I started working at the Usher Hall in August 1994. The Edinburgh International Festival requested that I tune the pianos that year and I have been the hall’s regular technician since then.
How often do you visit the Usher Hall?
I visit the hall every time the pianos are required, often tuning before rehearsals and sometimes checking the piano again before performance. Sometimes I pop in during the day if I’m nearby, for social reasons. I do not attend many concerts purely to protect my hearing from loud noise (including applause!) as it can irritate my tinnitus.
What do you enjoy most about carrying out piano tuning at the Hall?
I enjoy working on the three amazing Steinway Model D Concert Grand pianos. They are in absolutely top condition because they are so well looked after and serviced yearly. I also have some very good friends working in the hall, from technical staff, to office staff, to attendants (cleaning staff.)
Do you think there is anything unique or special about the Usher Hall?
The Usher Hall is very special.
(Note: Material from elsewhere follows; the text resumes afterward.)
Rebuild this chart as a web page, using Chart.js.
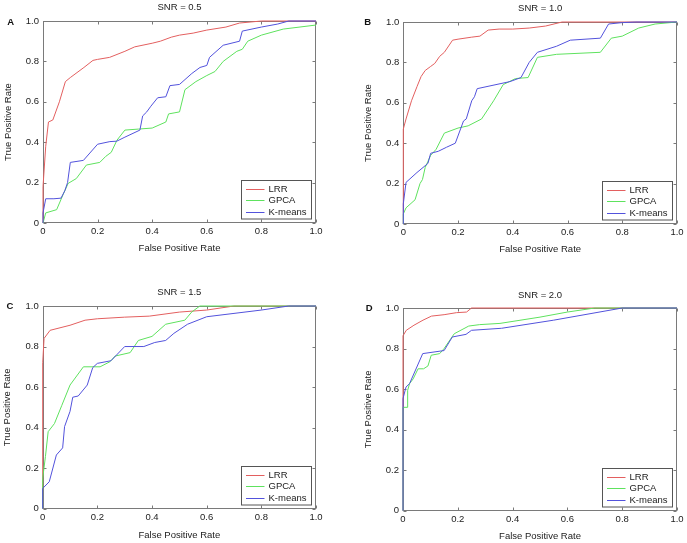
<!DOCTYPE html>
<html lang="en">
<head>
<meta charset="UTF-8">
<title>ROC curves by SNR</title>
<script src="https://cdn.jsdelivr.net/npm/chart.js"></script>
<style>
	body {
		margin: 0;
		padding: 0;
		background: #fff;
		width: 687px;
		height: 543px;
		overflow: hidden;
		position: relative;
	}

	canvas {
		position: absolute;
	}
</style>
</head>
<body>

<canvas id="chartA" width="343" height="270" style="left:0;top:0"></canvas>
<canvas id="chartB" width="344" height="270" style="left:343px;top:0"></canvas>
<canvas id="chartC" width="343" height="273" style="left:0;top:270px"></canvas>
<canvas id="chartD" width="344" height="273" style="left:343px;top:270px"></canvas>

<script>
	// data: [false positive rate, true positive rate]
	const methods = ['LRR', 'GPCA', 'K-means'];
	const panelTitles = ['SNR = 0.5', 'SNR = 1.0', 'SNR = 1.5', 'SNR = 2.0'];
	const panelLetters = ['A', 'B', 'C', 'D'];
	const tickValues = [0, 0.2, 0.4, 0.6, 0.8, 1.0];
	const tickLabels = ['0', '0.2', '0.4', '0.6', '0.8', '1.0'];

	const lrrA = [[0,0],[0,0.18],[0.01,0.38],[0.02,0.5],[0.036,0.51],[0.06,0.6],[0.082,0.7],[0.1,0.72],[0.15,0.77],[0.183,0.805],[0.2,0.81],[0.244,0.82],[0.3,0.85],[0.336,0.872],[0.4,0.89],[0.43,0.9],[0.47,0.92],[0.5,0.93],[0.55,0.94],[0.6,0.955],[0.67,0.97],[0.72,0.99],[0.8,1.0],[1,1]];
	const gpcaA = [[0,0],[0.01,0.05],[0.05,0.066],[0.073,0.139],[0.092,0.196],[0.122,0.22],[0.159,0.287],[0.208,0.3],[0.23,0.33],[0.25,0.35],[0.271,0.41],[0.3,0.46],[0.35,0.465],[0.4,0.47],[0.45,0.5],[0.46,0.54],[0.48,0.545],[0.5,0.55],[0.52,0.66],[0.56,0.7],[0.6,0.73],[0.63,0.75],[0.66,0.8],[0.71,0.85],[0.73,0.86],[0.75,0.9],[0.8,0.93],[0.88,0.96],[1,0.98]];
	const kmA = [[0,0],[0,0.05],[0.01,0.12],[0.04,0.12],[0.066,0.123],[0.08,0.16],[0.09,0.2],[0.1,0.3],[0.148,0.31],[0.2,0.39],[0.245,0.403],[0.27,0.405],[0.3,0.425],[0.355,0.46],[0.365,0.53],[0.38,0.55],[0.395,0.578],[0.42,0.62],[0.45,0.625],[0.465,0.68],[0.5,0.686],[0.545,0.74],[0.575,0.77],[0.6,0.78],[0.61,0.82],[0.66,0.88],[0.72,0.9],[0.73,0.95],[0.8,0.97],[0.86,0.985],[0.9,1.0],[1,1]];

	const lrrB = [[0,0],[0,0.47],[0.01,0.52],[0.03,0.61],[0.05,0.68],[0.065,0.73],[0.08,0.76],[0.1,0.78],[0.115,0.795],[0.133,0.83],[0.15,0.85],[0.18,0.91],[0.2,0.915],[0.25,0.925],[0.28,0.93],[0.31,0.96],[0.35,0.965],[0.4,0.965],[0.46,0.97],[0.52,0.98],[0.58,1.0],[1,1]];
	const gpcaB = [[0,0],[0,0.05],[0.01,0.08],[0.043,0.12],[0.061,0.2],[0.07,0.22],[0.08,0.28],[0.09,0.31],[0.1,0.34],[0.12,0.37],[0.15,0.45],[0.2,0.475],[0.237,0.486],[0.286,0.52],[0.33,0.61],[0.365,0.69],[0.41,0.72],[0.456,0.725],[0.49,0.825],[0.56,0.84],[0.72,0.85],[0.76,0.92],[0.8,0.93],[0.86,0.97],[0.92,0.99],[1,1]];
	const kmB = [[0,0],[0,0.1],[0.01,0.206],[0.05,0.255],[0.09,0.3],[0.1,0.35],[0.128,0.36],[0.158,0.38],[0.19,0.4],[0.22,0.51],[0.23,0.52],[0.25,0.61],[0.26,0.63],[0.27,0.67],[0.39,0.705],[0.43,0.725],[0.46,0.8],[0.49,0.85],[0.56,0.88],[0.61,0.91],[0.72,0.92],[0.75,0.99],[0.8,0.997],[0.85,1.0],[1,1]];

	const lrrC = [[0,0],[0,0.72],[0.005,0.84],[0.027,0.88],[0.1,0.905],[0.155,0.93],[0.2,0.937],[0.3,0.945],[0.39,0.95],[0.5,0.97],[0.6,0.98],[0.7,1.0],[1,1]];
	const gpcaC = [[0,0],[0,0.15],[0.01,0.257],[0.02,0.38],[0.043,0.42],[0.07,0.51],[0.1,0.61],[0.149,0.7],[0.21,0.7],[0.246,0.725],[0.265,0.753],[0.32,0.77],[0.35,0.83],[0.4,0.85],[0.45,0.91],[0.52,0.93],[0.545,0.97],[0.575,1.0],[1,1]];
	const kmC = [[0,0],[0,0.1],[0.024,0.133],[0.05,0.265],[0.073,0.3],[0.08,0.405],[0.1,0.48],[0.11,0.55],[0.13,0.556],[0.163,0.61],[0.183,0.696],[0.2,0.717],[0.25,0.73],[0.3,0.8],[0.37,0.8],[0.41,0.82],[0.45,0.83],[0.48,0.865],[0.53,0.91],[0.6,0.947],[0.8,0.98],[0.9,1.0],[1,1]];

	const lrrD = [[0,0],[0,0.863],[0.012,0.89],[0.04,0.915],[0.073,0.94],[0.104,0.96],[0.15,0.967],[0.195,0.977],[0.232,0.98],[0.25,1.0],[1,1]];
	const gpcaD = [[0,0],[0,0.51],[0.015,0.51],[0.017,0.594],[0.024,0.627],[0.037,0.65],[0.055,0.7],[0.075,0.7],[0.091,0.714],[0.103,0.767],[0.134,0.775],[0.15,0.8],[0.187,0.873],[0.24,0.911],[0.28,0.918],[0.354,0.924],[0.5,0.955],[0.6,0.98],[0.7,1.0],[1,1]];
	const kmD = [[0,0],[0,0.553],[0.011,0.61],[0.024,0.627],[0.072,0.775],[0.15,0.79],[0.18,0.857],[0.23,0.87],[0.25,0.89],[0.36,0.9],[0.55,0.94],[0.8,1.0],[1,1]];

	// styles
	const lineColors = ['#e35f5f', '#5ee25e', '#5252dc'];
	const FONT = '"Liberation Sans", Arial, sans-serif';
	const TEXT = '#222';
	const FRAME = '#7a7a7a';
	const FS = 9.5;
	const LH = FS * 1.2;

	Chart.defaults.font.family = FONT;
	Chart.defaults.font.size = FS;

	// layout of each panel in page pixels (canvas box, plot rectangle, text centres)
	const layouts = [
		{box: {x: 0, y: 0, w: 343, h: 270}, plot: {l: 43, t: 21, r: 316, b: 223}, titleY: 7, yTitleX: 8.3, xTitleY: 248.7, letter: [10.8, 22]},
		{box: {x: 343, y: 0, w: 344, h: 270}, plot: {l: 403.3, t: 22, r: 677, b: 224}, titleY: 8.3, yTitleX: 368.3, xTitleY: 249.3, letter: [367.8, 22.5]},
		{box: {x: 0, y: 270, w: 343, h: 273}, plot: {l: 42.7, t: 306, r: 316, b: 508.7}, titleY: 292.7, yTitleX: 7.3, xTitleY: 535, letter: [10, 306]},
		{box: {x: 343, y: 270, w: 344, h: 273}, plot: {l: 403, t: 308, r: 677, b: 510.7}, titleY: 295, yTitleX: 368.3, xTitleY: 536.7, letter: [369.3, 308]}
	];

	// box around the plot with inward ticks on all four sides, drawn under the curves
	const framePlugin = {
		id: 'frame',
		beforeDatasetsDraw(chart) {
			const {ctx, chartArea: a, scales} = chart;
			const l = Math.round(a.left) + 0.5, r = Math.round(a.right) - 0.5;
			const t = Math.round(a.top) + 0.5, b = Math.round(a.bottom) - 0.5;
			ctx.save();
			ctx.strokeStyle = FRAME;
			ctx.lineWidth = 1;
			ctx.strokeRect(l, t, r - l, b - t);
			ctx.beginPath();
			tickValues.forEach(v => {
				const px = Math.round(scales.x.getPixelForValue(v)) + 0.5;
				ctx.moveTo(px, b); ctx.lineTo(px, b - 3);
				ctx.moveTo(px, t); ctx.lineTo(px, t + 3);
				const py = Math.round(scales.y.getPixelForValue(v)) + 0.5;
				ctx.moveTo(l, py); ctx.lineTo(l + 3, py);
				ctx.moveTo(r, py); ctx.lineTo(r - 3, py);
			});
			ctx.stroke();
			ctx.restore();
		}
	};

	// legend box in the lower right corner of the plot
	const legendBoxPlugin = {
		id: 'legendBox',
		afterDraw(chart) {
			const {ctx, chartArea: a} = chart;
			const w = 70, h = 38.5;
			const x0 = Math.round(a.right - 5.5 - w) + 0.5;
			const y0 = Math.round(a.bottom - 4.5 - h) + 0.5;
			ctx.save();
			ctx.fillStyle = '#fff';
			ctx.fillRect(x0, y0, w, h);
			ctx.strokeStyle = '#555';
			ctx.lineWidth = 1;
			ctx.strokeRect(x0, y0, w, h);
			ctx.font = FS + 'px ' + FONT;
			ctx.textBaseline = 'middle';
			ctx.textAlign = 'left';
			chart.data.datasets.forEach((ds, i) => {
				const yy = Math.round(y0 + 8 + i * 11.6) + 0.5;
				ctx.strokeStyle = ds.borderColor;
				ctx.beginPath();
				ctx.moveTo(x0 + 4.5, yy);
				ctx.lineTo(x0 + 23, yy);
				ctx.stroke();
				ctx.fillStyle = TEXT;
				ctx.fillText(ds.label, x0 + 27, yy);
			});
			ctx.restore();
		}
	};

	// panel letter (A, B, C, D)
	const letterPlugin = {
		id: 'letter',
		afterDraw(chart, args, opts) {
			const ctx = chart.ctx;
			ctx.save();
			ctx.font = 'bold ' + FS + 'px ' + FONT;
			ctx.fillStyle = '#111';
			ctx.textAlign = 'center';
			ctx.textBaseline = 'middle';
			ctx.fillText(opts.text, opts.x, opts.y);
			ctx.restore();
		}
	};

	function axisOptions(horizontal, p) {
		const bx = p.box;
		return {
			type: 'linear',
			min: 0,
			max: 1,
			afterBuildTicks: s => { s.ticks = tickValues.map(v => ({value: v})); },
			afterFit: s => {
				if (horizontal) {
					s.height = bx.y + bx.h - p.plot.b;
					s.paddingLeft = 0;
					s.paddingRight = 0;
				} else {
					s.width = p.plot.l - bx.x;
					s.paddingTop = 0;
					s.paddingBottom = 0;
				}
			},
			ticks: {
				callback: (value, index) => tickLabels[index],
				color: TEXT,
				font: {size: FS},
				padding: horizontal ? 3 : 4,
				maxRotation: 0,
				autoSkip: false
			},
			grid: {display: false, drawTicks: false},
			border: {display: false},
			title: {
				display: true,
				text: horizontal ? 'False Positive Rate' : 'True Positive Rate',
				color: TEXT,
				font: {size: FS},
				padding: horizontal
					? {top: 0, bottom: bx.y + bx.h - p.xTitleY - LH / 2}
					: {top: p.yTitleX - bx.x - LH / 2, bottom: 0}
			}
		};
	}

	function makeChart(id, idx, series) {
		const p = layouts[idx];
		const bx = p.box;
		const titleTop = p.titleY - bx.y - LH / 2;
		new Chart(document.getElementById(id), {
			type: 'scatter',
			data: {
				datasets: methods.map((m, i) => ({
					label: m,
					data: series[i].map(([x, y]) => ({x: x, y: y})),
					showLine: true,
					borderColor: lineColors[i],
					backgroundColor: lineColors[i],
					borderWidth: 1,
					pointRadius: 0,
					tension: 0,
					fill: false,
					clip: false,
					order: methods.length - 1 - i
				}))
			},
			options: {
				responsive: false,
				animation: false,
				events: [],
				layout: {padding: {left: 0, right: bx.x + bx.w - p.plot.r, top: 0, bottom: 0}},
				plugins: {
					legend: {display: false},
					tooltip: {enabled: false},
					title: {
						display: true,
						fullSize: false,
						text: panelTitles[idx],
						color: TEXT,
						font: {size: FS, weight: 'normal'},
						padding: {top: titleTop, bottom: p.plot.t - bx.y - LH - titleTop}
					},
					letter: {text: panelLetters[idx], x: p.letter[0] - bx.x, y: p.letter[1] - bx.y}
				},
				scales: {
					x: axisOptions(true, p),
					y: axisOptions(false, p)
				}
			},
			plugins: [framePlugin, legendBoxPlugin, letterPlugin]
		});
	}

	makeChart('chartA', 0, [lrrA, gpcaA, kmA]);
	makeChart('chartB', 1, [lrrB, gpcaB, kmB]);
	makeChart('chartC', 2, [lrrC, gpcaC, kmC]);
	makeChart('chartD', 3, [lrrD, gpcaD, kmD]);
</script>

</body>
</html>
The acoustics are world class, the architecture is beautiful, the front of house decor is so tasteful and the staff throughout are professional and helpful.
Have you had any personal interactions with any famous faces since working there?
I have had the privilege of working with many world famous artists over the years including Alfred Brendel, Marta Argerich, Christian Zimmerman, Jean-Yves Thibaudet… sometimes working with them on any fine adjustments they may like to the mechanism or tone of the instruments.
What motivates you to carry on at the Usher Hall?
My motivation to carry on working for the Usher Hall is working on the pianos, trying to do the best job and also seeing friends when there.
Are there any other interesting anecdotes or stories from your time at the Hall?
Working with Alfred Brendel always included tuning and then possibly an hour or two working on the tone of the piano with Alfred directing the adjustments. One time I thought I would try to save him some time so tuned and toned the piano for his arrival. He tried the piano, frowned, looked at me and said “Every black note is different!” Sheepishly I replied “My chromatic scale may not be as even as yours.” In running up and down the keys I was accentuating the black keys more than the white. He did see the funny side thankfully.